• Aim of the task: Pictures stay out of this copy, which runs from the first line of the material through the line containing "const FS = 21.5;".

— Begin Source material —

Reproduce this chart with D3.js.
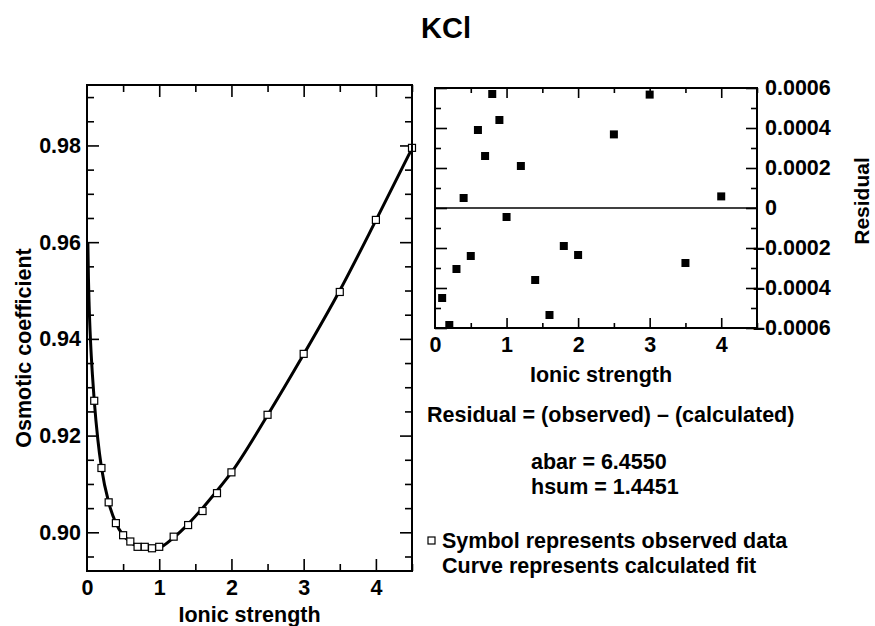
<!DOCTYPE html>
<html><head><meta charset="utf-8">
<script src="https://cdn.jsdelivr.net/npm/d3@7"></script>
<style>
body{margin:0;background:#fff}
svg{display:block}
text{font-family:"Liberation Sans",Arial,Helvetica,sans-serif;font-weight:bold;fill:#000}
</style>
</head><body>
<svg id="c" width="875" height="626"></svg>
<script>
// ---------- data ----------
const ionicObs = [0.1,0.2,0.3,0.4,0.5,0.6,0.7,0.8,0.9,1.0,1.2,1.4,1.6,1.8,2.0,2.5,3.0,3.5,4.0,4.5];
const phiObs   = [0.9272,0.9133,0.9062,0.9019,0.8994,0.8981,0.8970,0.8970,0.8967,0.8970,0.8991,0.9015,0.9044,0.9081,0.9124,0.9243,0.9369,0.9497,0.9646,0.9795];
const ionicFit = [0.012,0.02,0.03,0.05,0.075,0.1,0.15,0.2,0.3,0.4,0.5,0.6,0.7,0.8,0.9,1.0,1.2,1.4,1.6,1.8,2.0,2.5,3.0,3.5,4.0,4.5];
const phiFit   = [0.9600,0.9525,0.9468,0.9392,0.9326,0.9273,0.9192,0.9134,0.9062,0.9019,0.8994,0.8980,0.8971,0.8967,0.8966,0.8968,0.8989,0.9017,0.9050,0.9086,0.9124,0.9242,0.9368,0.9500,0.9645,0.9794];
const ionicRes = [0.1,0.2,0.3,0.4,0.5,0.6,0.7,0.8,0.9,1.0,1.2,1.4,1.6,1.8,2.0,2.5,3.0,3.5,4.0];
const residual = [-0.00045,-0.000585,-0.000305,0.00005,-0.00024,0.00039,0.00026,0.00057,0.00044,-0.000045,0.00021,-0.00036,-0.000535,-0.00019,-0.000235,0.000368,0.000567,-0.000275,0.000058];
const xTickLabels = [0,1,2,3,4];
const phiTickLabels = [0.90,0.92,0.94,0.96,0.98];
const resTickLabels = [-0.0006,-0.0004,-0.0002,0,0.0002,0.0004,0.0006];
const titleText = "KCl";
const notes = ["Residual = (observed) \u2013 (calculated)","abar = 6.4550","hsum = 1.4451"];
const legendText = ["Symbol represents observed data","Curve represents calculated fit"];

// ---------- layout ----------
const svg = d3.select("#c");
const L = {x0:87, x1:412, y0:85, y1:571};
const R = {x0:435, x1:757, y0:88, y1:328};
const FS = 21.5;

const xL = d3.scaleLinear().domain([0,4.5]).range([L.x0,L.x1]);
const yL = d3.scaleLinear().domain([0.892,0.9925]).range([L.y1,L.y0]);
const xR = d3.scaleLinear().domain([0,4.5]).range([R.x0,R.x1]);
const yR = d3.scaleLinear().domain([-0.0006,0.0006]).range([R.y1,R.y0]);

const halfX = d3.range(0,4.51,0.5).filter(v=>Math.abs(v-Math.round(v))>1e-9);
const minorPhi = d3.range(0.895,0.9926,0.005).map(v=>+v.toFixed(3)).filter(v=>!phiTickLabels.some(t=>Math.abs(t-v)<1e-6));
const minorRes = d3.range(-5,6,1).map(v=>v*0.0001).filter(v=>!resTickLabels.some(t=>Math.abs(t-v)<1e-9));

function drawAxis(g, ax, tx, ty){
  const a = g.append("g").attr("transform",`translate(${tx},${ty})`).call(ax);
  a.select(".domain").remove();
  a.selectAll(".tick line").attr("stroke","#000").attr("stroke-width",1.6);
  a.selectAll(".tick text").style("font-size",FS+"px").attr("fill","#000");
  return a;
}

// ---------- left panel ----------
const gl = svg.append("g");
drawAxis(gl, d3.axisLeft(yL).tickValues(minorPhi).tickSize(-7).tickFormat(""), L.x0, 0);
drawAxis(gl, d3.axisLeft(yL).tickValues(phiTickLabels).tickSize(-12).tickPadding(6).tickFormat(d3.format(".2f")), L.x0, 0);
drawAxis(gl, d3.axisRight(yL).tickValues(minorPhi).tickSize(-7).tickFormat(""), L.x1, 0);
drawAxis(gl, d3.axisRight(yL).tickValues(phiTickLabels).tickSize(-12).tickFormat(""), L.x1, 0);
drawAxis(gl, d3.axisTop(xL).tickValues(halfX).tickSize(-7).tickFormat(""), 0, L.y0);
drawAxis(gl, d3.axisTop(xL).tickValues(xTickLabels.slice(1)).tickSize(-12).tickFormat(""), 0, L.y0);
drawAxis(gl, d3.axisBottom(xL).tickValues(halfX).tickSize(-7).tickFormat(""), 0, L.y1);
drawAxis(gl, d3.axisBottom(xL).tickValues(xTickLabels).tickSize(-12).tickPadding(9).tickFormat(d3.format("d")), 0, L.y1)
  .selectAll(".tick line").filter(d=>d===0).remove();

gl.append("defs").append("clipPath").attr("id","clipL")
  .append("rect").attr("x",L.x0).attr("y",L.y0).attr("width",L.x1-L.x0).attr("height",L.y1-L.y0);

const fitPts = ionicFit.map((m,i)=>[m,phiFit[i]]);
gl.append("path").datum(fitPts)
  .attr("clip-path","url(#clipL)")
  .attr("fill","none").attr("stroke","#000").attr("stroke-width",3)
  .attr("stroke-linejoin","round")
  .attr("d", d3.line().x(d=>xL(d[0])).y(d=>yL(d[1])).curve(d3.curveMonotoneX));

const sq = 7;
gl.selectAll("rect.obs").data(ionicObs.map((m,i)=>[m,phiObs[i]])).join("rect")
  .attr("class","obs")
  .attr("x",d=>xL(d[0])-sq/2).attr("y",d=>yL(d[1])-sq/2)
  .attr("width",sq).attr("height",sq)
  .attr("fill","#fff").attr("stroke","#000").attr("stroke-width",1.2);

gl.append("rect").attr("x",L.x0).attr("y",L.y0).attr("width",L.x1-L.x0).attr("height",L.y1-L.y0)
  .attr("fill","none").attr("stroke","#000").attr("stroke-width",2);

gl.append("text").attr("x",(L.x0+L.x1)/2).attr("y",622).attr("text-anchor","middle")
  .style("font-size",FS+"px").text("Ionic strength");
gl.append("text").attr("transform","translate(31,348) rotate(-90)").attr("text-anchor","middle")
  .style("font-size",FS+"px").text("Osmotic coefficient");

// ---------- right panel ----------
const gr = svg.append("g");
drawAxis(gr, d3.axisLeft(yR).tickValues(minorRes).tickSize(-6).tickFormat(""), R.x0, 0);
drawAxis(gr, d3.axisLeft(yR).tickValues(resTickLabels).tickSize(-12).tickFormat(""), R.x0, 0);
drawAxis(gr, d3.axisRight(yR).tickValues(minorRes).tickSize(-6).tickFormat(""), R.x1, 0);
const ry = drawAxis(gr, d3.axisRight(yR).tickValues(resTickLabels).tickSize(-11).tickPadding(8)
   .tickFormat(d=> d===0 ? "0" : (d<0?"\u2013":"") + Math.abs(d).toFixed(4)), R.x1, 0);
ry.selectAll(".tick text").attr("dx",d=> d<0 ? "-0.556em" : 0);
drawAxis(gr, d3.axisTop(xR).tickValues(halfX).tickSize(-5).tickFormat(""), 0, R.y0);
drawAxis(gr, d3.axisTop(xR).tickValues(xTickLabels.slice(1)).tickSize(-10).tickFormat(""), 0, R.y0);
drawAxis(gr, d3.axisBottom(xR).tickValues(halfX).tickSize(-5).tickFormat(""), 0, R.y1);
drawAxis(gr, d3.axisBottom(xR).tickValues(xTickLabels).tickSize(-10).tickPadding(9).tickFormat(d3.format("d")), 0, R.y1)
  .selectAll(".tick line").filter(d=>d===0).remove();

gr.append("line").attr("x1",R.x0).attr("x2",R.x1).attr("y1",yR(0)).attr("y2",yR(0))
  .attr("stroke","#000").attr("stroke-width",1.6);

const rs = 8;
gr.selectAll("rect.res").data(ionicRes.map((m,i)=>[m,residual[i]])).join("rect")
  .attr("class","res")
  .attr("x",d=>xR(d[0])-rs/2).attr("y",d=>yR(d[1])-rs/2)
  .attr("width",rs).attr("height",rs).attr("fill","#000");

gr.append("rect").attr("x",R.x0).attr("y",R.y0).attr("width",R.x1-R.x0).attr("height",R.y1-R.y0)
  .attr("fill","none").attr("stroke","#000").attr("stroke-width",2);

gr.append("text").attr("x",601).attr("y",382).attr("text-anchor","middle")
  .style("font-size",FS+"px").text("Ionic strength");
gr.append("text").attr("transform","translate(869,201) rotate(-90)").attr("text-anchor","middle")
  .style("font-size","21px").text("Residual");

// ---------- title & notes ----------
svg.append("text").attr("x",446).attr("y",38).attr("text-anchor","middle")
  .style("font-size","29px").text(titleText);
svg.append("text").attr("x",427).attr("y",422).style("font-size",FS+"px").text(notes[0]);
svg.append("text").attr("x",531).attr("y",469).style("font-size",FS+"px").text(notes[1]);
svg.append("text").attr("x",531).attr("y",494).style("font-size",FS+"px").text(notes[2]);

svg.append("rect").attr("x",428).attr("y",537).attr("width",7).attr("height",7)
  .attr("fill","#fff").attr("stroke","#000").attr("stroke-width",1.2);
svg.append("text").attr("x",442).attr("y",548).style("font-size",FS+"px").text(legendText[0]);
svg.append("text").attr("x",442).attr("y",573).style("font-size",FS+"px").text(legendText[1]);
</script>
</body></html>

— End Source material —

• Answer to the task:
Reproduce this chart with D3.js.
<!DOCTYPE html>
<html><head><meta charset="utf-8">
<script src="https://cdn.jsdelivr.net/npm/d3@7"></script>
<style>
body{margin:0;background:#fff}
svg{display:block}
text{font-family:"Liberation Sans",Arial,Helvetica,sans-serif;font-weight:bold;fill:#000}
</style>
</head><body>
<svg id="c" width="875" height="626"></svg>
<script>
// ---------- data ----------
const ionicObs = [0.1,0.2,0.3,0.4,0.5,0.6,0.7,0.8,0.9,1.0,1.2,1.4,1.6,1.8,2.0,2.5,3.0,3.5,4.0,4.5];
const phiObs   = [0.9272,0.9133,0.9062,0.9019,0.8994,0.8981,0.8970,0.8970,0.8967,0.8970,0.8991,0.9015,0.9044,0.9081,0.9124,0.9243,0.9369,0.9497,0.9646,0.9795];
const ionicFit = [0.012,0.02,0.03,0.05,0.075,0.1,0.15,0.2,0.3,0.4,0.5,0.6,0.7,0.8,0.9,1.0,1.2,1.4,1.6,1.8,2.0,2.5,3.0,3.5,4.0,4.5];
const phiFit   = [0.9600,0.9525,0.9468,0.9392,0.9326,0.9273,0.9192,0.9134,0.9062,0.9019,0.8994,0.8980,0.8971,0.8967,0.8966,0.8968,0.8989,0.9017,0.9050,0.9086,0.9124,0.9242,0.9368,0.9500,0.9645,0.9794];
const ionicRes = [0.1,0.2,0.3,0.4,0.5,0.6,0.7,0.8,0.9,1.0,1.2,1.4,1.6,1.8,2.0,2.5,3.0,3.5,4.0];
const residual = [-0.00045,-0.000585,-0.000305,0.00005,-0.00024,0.00039,0.00026,0.00057,0.00044,-0.000045,0.00021,-0.00036,-0.000535,-0.00019,-0.000235,0.000368,0.000567,-0.000275,0.000058];
const xTickLabels = [0,1,2,3,4];
const phiTickLabels = [0.90,0.92,0.94,0.96,0.98];
const resTickLabels = [-0.0006,-0.0004,-0.0002,0,0.0002,0.0004,0.0006];
const titleText = "KCl";
const notes = ["Residual = (observed) \u2013 (calculated)","abar = 6.4550","hsum = 1.4451"];
const legendText = ["Symbol represents observed data","Curve represents calculated fit"];

// ---------- layout ----------
const svg = d3.select("#c");
const L = {x0:87, x1:412, y0:85, y1:571};
const R = {x0:435, x1:757, y0:88, y1:328};
const FS = 21.5;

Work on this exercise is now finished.